Editor's note: This story is part of a series of profiles of notable spring 2022 graduates.
Jeffery Pendleton chose to study online to live out what he learned in the virtual classroom.
Although he hails from Liberty, Kentucky, Pendleton spent three-and-a-half years in France, Switzerland, Luxembourg and other parts of Europe. He accomplished what he calls a “self-designed long-term ethnographic experience” while obtaining a Bachelor of Arts in anthropology from the School of Human Evolution and Social Change within The College of Liberal Arts and Sciences.
Since he was a child, Pendleton has been interested in understanding the human experience from multicultural perspectives.
“When I was 11, I began teaching myself foreign languages as a way to gain access to more information about unique experiences across cultures,” Pendleton said.
In grade school, Pendleton explored the natural and social sciences before initially studying linguistics at the first university he attended. Following a break from education that led him abroad to France, Pendleton felt the time was right to finish his degree. After completing a Universal Learner Course on human origins, he knew transferring to ASU Online was the right choice.

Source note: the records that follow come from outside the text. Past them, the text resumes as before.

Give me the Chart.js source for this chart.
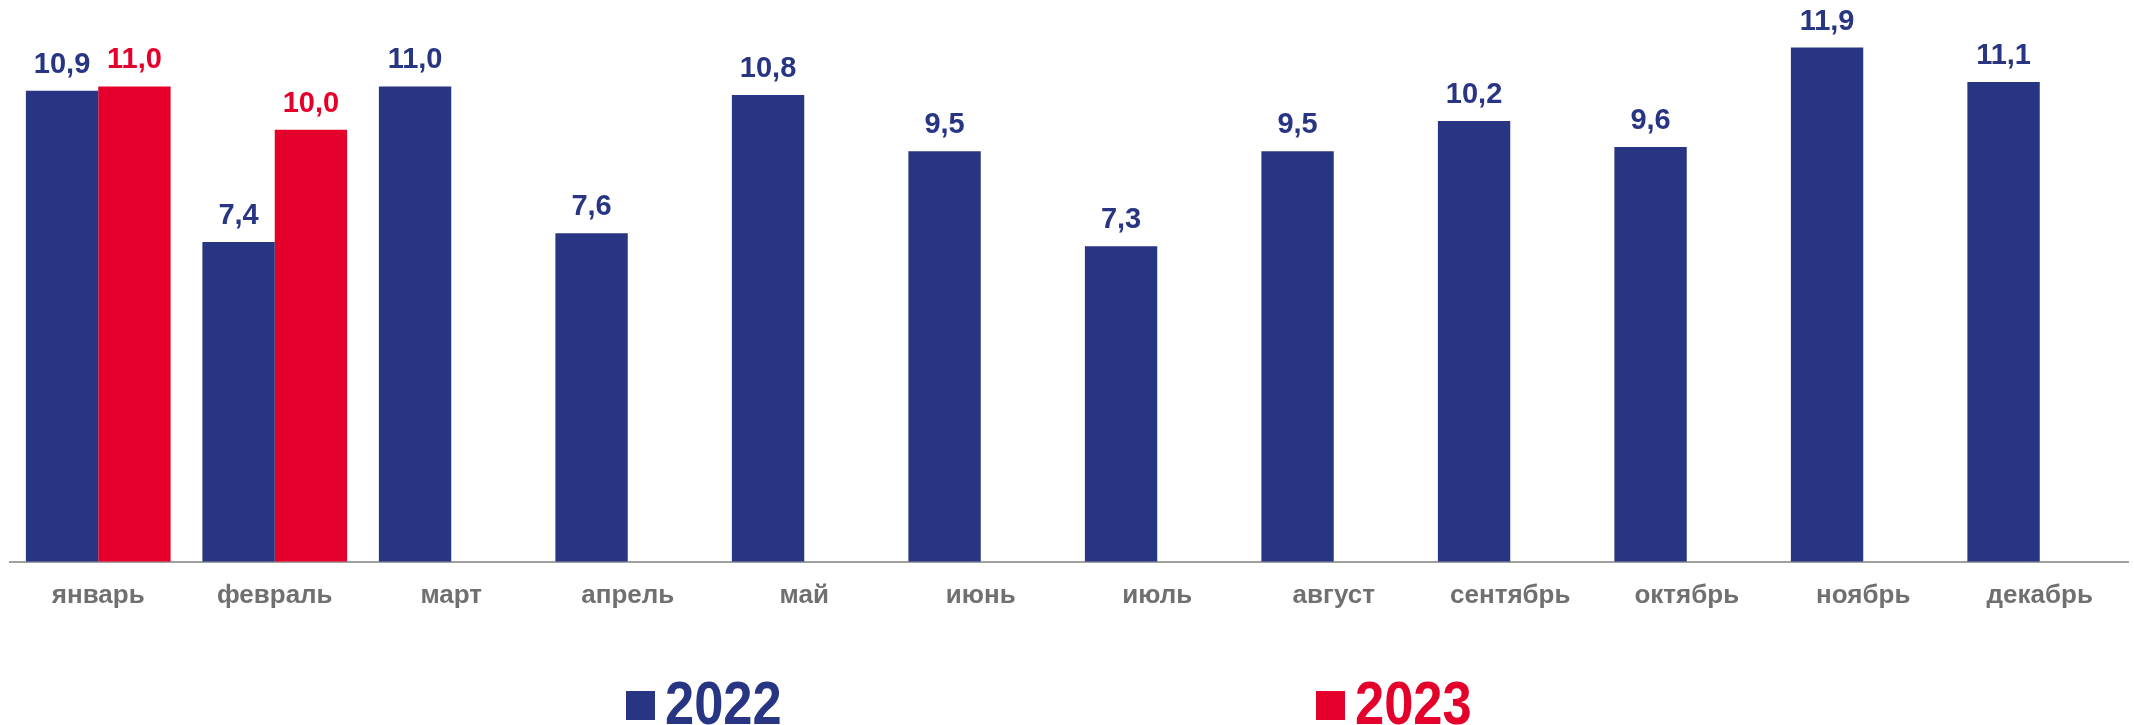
<!DOCTYPE html>
<html>
<head>
<meta charset="utf-8">
<script src="https://cdn.jsdelivr.net/npm/chart.js@4"></script>
<style>
  html, body { margin: 0; padding: 0; background: #fff; }
  #chart { display: block; }
</style>
</head>
<body>
<canvas id="chart" width="2134" height="725"></canvas>
<script>
// ─── Data ───
const months = ['январь', 'февраль', 'март', 'апрель', 'май', 'июнь', 'июль', 'август', 'сентябрь', 'октябрь', 'ноябрь', 'декабрь'];
const values2022 = [10.9, 7.4, 11.0, 7.6, 10.8, 9.5, 7.3, 9.5, 10.2, 9.6, 11.9, 11.1];
const values2023 = [11.0, 10.0, null, null, null, null, null, null, null, null, null, null];
const seriesNames = ['2022', '2023'];

const NAVY = '#283583';
const RED = '#e4002b';
const GREY = '#707070';

// ─── Value labels above bars ───
const barLabels = {
    id: 'barLabels',
    afterDatasetsDraw(chart) {
        const ctx = chart.ctx;
        ctx.save();
        ctx.font = "bold 29px 'Liberation Sans', Arial, sans-serif";
        ctx.textAlign = 'center';
        ctx.textBaseline = 'alphabetic';
        chart.data.datasets.forEach((ds, i) => {
            const meta = chart.getDatasetMeta(i);
            ctx.fillStyle = ds.backgroundColor;
            meta.data.forEach((bar, j) => {
                const v = ds.data[j];
                if (v == null) return;
                ctx.fillText(v.toFixed(1).replace('.', ','), bar.x, bar.y - 18);
            });
        });
        ctx.restore();
    }
};

// ─── Legend at the bottom (narrow bold type) ───
const bottomLegend = {
    id: 'bottomLegend',
    afterDraw(chart) {
        const ctx = chart.ctx;
        const starts = [626, 1316];
        ctx.save();
        ctx.font = "bold 61px 'Liberation Sans', Arial, sans-serif";
        ctx.textBaseline = 'alphabetic';
        ctx.textAlign = 'left';
        chart.data.datasets.forEach((ds, i) => {
            const x = starts[i];
            ctx.fillStyle = ds.backgroundColor;
            ctx.fillRect(x, 691, 29, 29);
            ctx.save();
            ctx.translate(x + 39, 724);
            ctx.scale(0.86, 1);
            ctx.fillText(ds.label, 0, 0);
            ctx.restore();
        });
        ctx.restore();
    }
};

new Chart(document.getElementById('chart'), {
    type: 'bar',
    data: {
        labels: months,
        datasets: [
            { label: seriesNames[0], data: values2022, backgroundColor: NAVY },
            { label: seriesNames[1], data: values2023, backgroundColor: RED }
        ]
    },
    options: {
        responsive: false,
        animation: false,
        devicePixelRatio: 1,
        layout: { padding: { left: 10, right: 6, top: 0, bottom: 96 } },
        categoryPercentage: 0.82,
        barPercentage: 1.0,
        plugins: {
            legend: { display: false },
            tooltip: { enabled: false }
        },
        scales: {
            x: {
                grid: { display: false, drawTicks: false },
                border: { display: true, color: '#a0a0a0', width: 2 },
                ticks: {
                    color: GREY,
                    padding: 18,
                    font: { family: "'Liberation Sans', Arial, sans-serif", size: 26, weight: 'bold' }
                }
            },
            y: {
                display: false,
                min: 0,
                max: 13
            }
        }
    },
    plugins: [barLabels, bottomLegend]
});
</script>
</body>
</html>
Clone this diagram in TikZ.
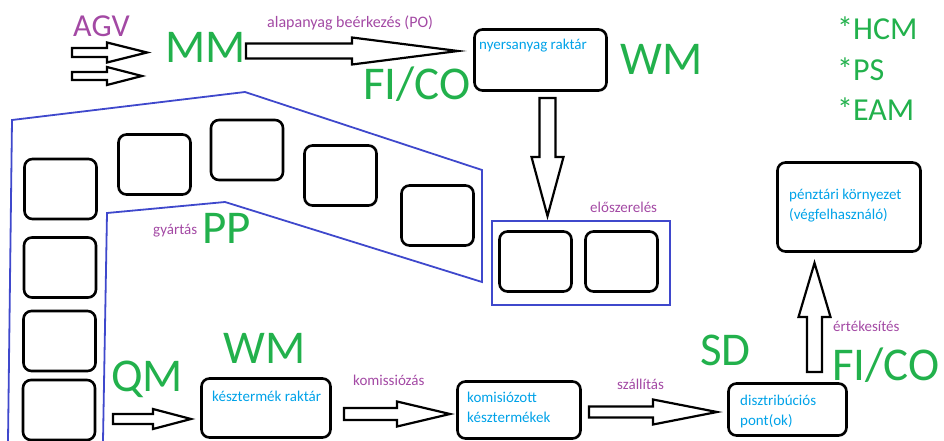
\documentclass[tikz,border=0pt]{standalone}
\usepackage{fontspec}
\setmainfont{Carlito}
\usepackage{tikz}
\usetikzlibrary{positioning}

\definecolor{sapgreen}{HTML}{22B14C}
\definecolor{stepviolet}{HTML}{A349A4}
\definecolor{boxblue}{HTML}{00A2E8}
\definecolor{areablue}{HTML}{3F48CC}

\tikzset{
  module/.style={text=sapgreen, inner sep=0pt, anchor=base west, font=\fontsize{47}{50}\selectfont},
  extra/.style={text=sapgreen, inner sep=0pt, anchor=base west, font=\fontsize{32}{40}\selectfont},
  step label/.style={text=stepviolet, inner sep=0pt, anchor=base west, font=\fontsize{15}{19}\selectfont},
  boxtext/.style={text=boxblue, inner sep=0pt, anchor=base west, align=left, font=\fontsize{15}{19.5}\selectfont},
  box/.style={draw, line width=2.6pt, rounded corners=8pt, inner sep=0pt},
  cell/.style={box, minimum width=72pt, minimum height=60pt},
  fat/.style={draw, line width=2.2pt, fill=white, line join=miter},
  area/.style={draw=areablue, line width=1.8pt}
}

% block arrows: tail x, y, head base x, tip x, shaft half, head half
\newcommand{\harrow}[6]{\draw[fat] (#1,#2-#5) -- (#3,#2-#5) -- (#3,#2-#6) -- (#4,#2) -- (#3,#2+#6) -- (#3,#2+#5) -- (#1,#2+#5) -- cycle;}
% same, standing: x, tail y, head base y, tip y, shaft half, head half
\newcommand{\varrow}[6]{\draw[fat] (#1-#5,#2) -- (#1-#5,#3) -- (#1-#6,#3) -- (#1,#4) -- (#1+#6,#3) -- (#1+#5,#3) -- (#1+#5,#2) -- cycle;}

\begin{document}
\begin{tikzpicture}[x=1pt, y=-1pt]
\useasboundingbox (0,0) rectangle (944,441);

% production area
\draw[area] (8,441) -- (12,120) -- (245,92) -- (482,170) -- (482,282) -- (225,202) -- (107,213) -- (103,441);
\foreach \name/\cx/\cy in {c1/60.5/189, c2/60/267.5, c3/59.5/341, c4/59/410,
                           c5/154.5/164.5, c6/247/150, c7/340.5/175.5, c8/437.5/215.5}
  \node[cell] (\name) at (\cx,\cy) {};
\node[step label] (gyartas) at (153,234) {gyártás};
\node[module] (pp) at (202,243) {PP};

% inbound
\node[text=stepviolet, inner sep=0pt, anchor=base west, font=\fontsize{32}{40}\selectfont] (agv) at (73,37) {AGV};
\harrow{72}{52.5}{107}{147}{4.5}{10}
\harrow{72}{76}{107}{142}{4}{9}
\node[module] (mm) at (165,63) {MM};
\harrow{246}{51}{352}{458}{7.5}{13.5}
\node[step label, font=\fontsize{16}{19}\selectfont] (beerkezes) at (267,28) {alapanyag beérkezés (PO)};
\node[module] (fico1) at (363,100) {FI/CO};

\node[box, minimum width=132pt, minimum height=61pt] (raw) at (540.5,60) {};
\node[boxtext] (rawtext) at (479,50) {nyersanyag raktár};
\node[module] (wm1) at (620,75) {WM};

\node[extra] (hcm) at (837,40) {*HCM};
\node[extra] (ps) at (837,81) {*PS};
\node[extra] (eam) at (837,121) {*EAM};

% pre-assembly
\varrow{547.5}{98}{157}{216}{8}{16}
\draw[area] (492,221) rectangle (670,305); %
\node[cell] (pre1) at (535.5,261.5) {};
\node[cell] (pre2) at (621.5,261.5) {};
\node[step label] (eloszereles) at (590,212) {előszerelés};

% outbound
\node[module] (qm) at (111,391) {QM};
\harrow{113}{419}{153}{191}{5}{10}
\node[box, minimum width=129pt, minimum height=59pt] (fg) at (266,408) {};
\node[boxtext] (fgtext) at (212,401) {késztermék raktár};
\node[module] (wm2) at (223,363) {WM};

\harrow{344}{414}{397}{450}{6}{12.5}
\node[step label] (komissiozas) at (353,385) {komissiózás};
\node[box, minimum width=123pt, minimum height=57pt] (picked) at (519,410) {};
\node[boxtext] (pickedtext) at (467,422) {komisiózott\\késztermékek};

\harrow{589}{412}{653}{717}{5.5}{12.5}
\node[step label] (szallitas) at (617,389) {szállítás};
\node[box, minimum width=118pt, minimum height=52pt] (dist) at (787.5,409.5) {};
\node[boxtext] (disttext) at (740,425) {disztribúciós\\pont(ok)};
\node[module] (sd) at (700,365) {SD};

% sales
\varrow{814.5}{372}{317}{263}{7.5}{16}
\node[step label] (ertekesites) at (833,331) {értékesítés};
\node[module] (fico2) at (832,380) {FI/CO};
\node[box, minimum width=143pt, minimum height=89pt] (cash) at (849,207) {};
\node[boxtext] (cashtext) at (789,219) {pénztári környezet\\(végfelhasználó)};
\end{tikzpicture}
\end{document}
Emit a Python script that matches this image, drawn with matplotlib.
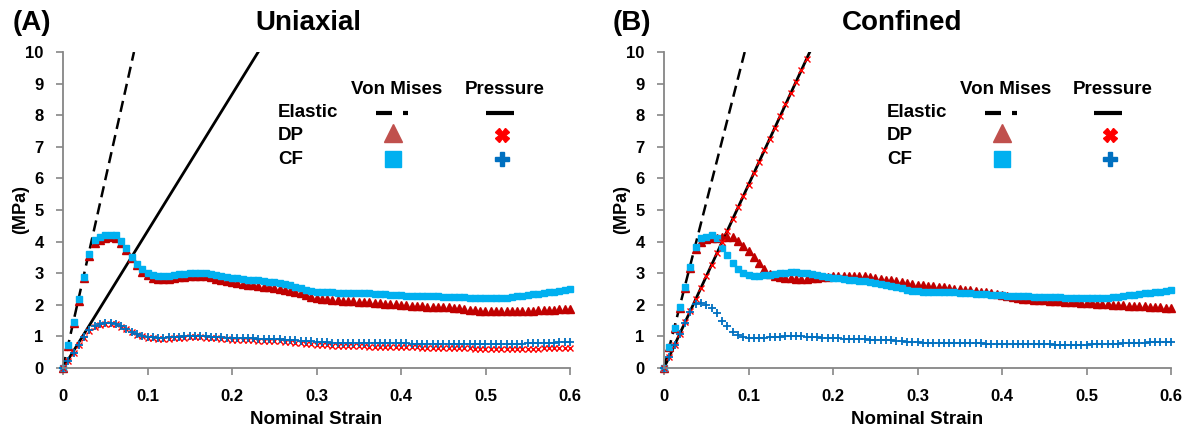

“I get the same education as someone attending courses in person taught by the exact same professors, all the while living abroad and applying what I learn everyday,” Pendleton said.
Completing his bachelor's degree at ASU is just the first step in Pendleton’s educational journey. Read below to learn more about his college experience and where he’s headed next.
Question: What accomplishment are you most proud of as an ASU Online student?
Answer: I am most proud of advocating and creating community for my fellow ASU Online students. I am the founder and president of the online branch of the Undergraduate Anthropology Association at ASU, which I established to foster community within online anthropology students and to provide us with the same networking and educational opportunities available to on-campus students.
Similarly, I advocate for the wider ASU Online student community as an inaugural member of the Online Student Government Advocacy Group and the chief justice of the OSGAGOnline Student Government Advocacy Group Supreme Court.
Q: What’s something you learned while at ASU — in the classroom or otherwise — that surprised you or changed your perspective?
A: I learned that an online university experience is worth what I paid. Truthfully, when I first enrolled at ASU, I was skeptical. Although I had read many great things about the online student experience, I was worried that I wouldn't be challenged, the courses would just be boring readings and writings, professors would never know my name, etc. All of that couldn't have been further from the truth to what I experienced. The courses were dynamic and immersive, the lectures were expertly produced and kept my attention and the professors made sure they were available to meet with us for virtual office hours.
Q: Which professor taught you the most important lesson while at ASU?
A: In my Individualized Instruction course on intercultural hermeneutics, Dr. Nina Berman taught me there is no one way to do science. In an attempt to understand the world and the people that live in it, the different fields of study ask many of the same questions. In this course, I learned the importance of examining a question from multiple perspectives, which leads to different answers to the same problem. I also learned the importance of taking diverse approaches to research, and that respecting others’ methods help us all progress.
Q: What’s the best piece of advice you’d give to those still in school?
A: Don't be afraid to ask for help and opportunities. It’s been my experience that professors will do everything in their power to help you succeed.
Q: What are your plans after graduation?
A: I will be attending the University of Cambridge to earn a Master of Philosophy in biological anthropological science, followed by a PhD if all goes to plan. My research will focus on how risk alleles connected with highly polygenic psychiatric disorders may offer cognitive advantages, and could therefore be favored by selection.
My research will contribute to better understanding the origins of social cognition, metacognition, theory of mind and brain-culture coevolution. My findings may further establish the neurodiversity paradigm. I hope it provides evidentiary support to shift what are commonly called psychiatric disorders to being viewed as adaptive responses to adversity and ecological change, as opposed to pathology. I hope my work helps change the perception of mental disorders, as well as leads to novel ideas about when and how to treat them.
Q: If someone gave you $40 million to solve one problem on our planet, what would you tackle?
A: I would invest it in providing access to education in impoverished areas of the world. With more opportunity available, people may use their unique perspectives to develop new problem-solving techniques to help their communities to prosper.